La expulsión de Peña por votar —junto a Jesús Arias, también del correísmo— a favor del primer debate de una ley polémica, muestra que no es el voto lo que les molesta, sino la autonomía. Lo que está vetado en el correísmo no es el disenso, es el pensamiento propio.
Mientras tanto, el país necesita acuerdos. La ley de Solidaridad Nacional, como cualquier propuesta en este contexto, requiere más sensatez que camisetas. Peña ha dicho que votará a favor del informe si se acogen las observaciones de todos los sectores, incluso las de la propia Revolución Ciudadana. Eso es madurez política, algo que parece escasear últimamente.

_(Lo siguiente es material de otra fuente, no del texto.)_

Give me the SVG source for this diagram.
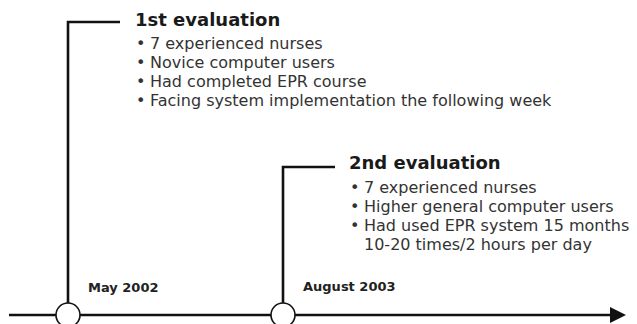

Si el correísmo sigue cerrando filas y echando a quien no aplauda a rabiar, corre el riesgo de convertirse en lo que más dice combatir: una élite desconectada, autoritaria y sorda.
Sergio Peña salió del bloque, pero no salió solo. Salió con una idea que resuena fuerte: en la Revolución, no todos brillan; algunos solo sirven para la foto.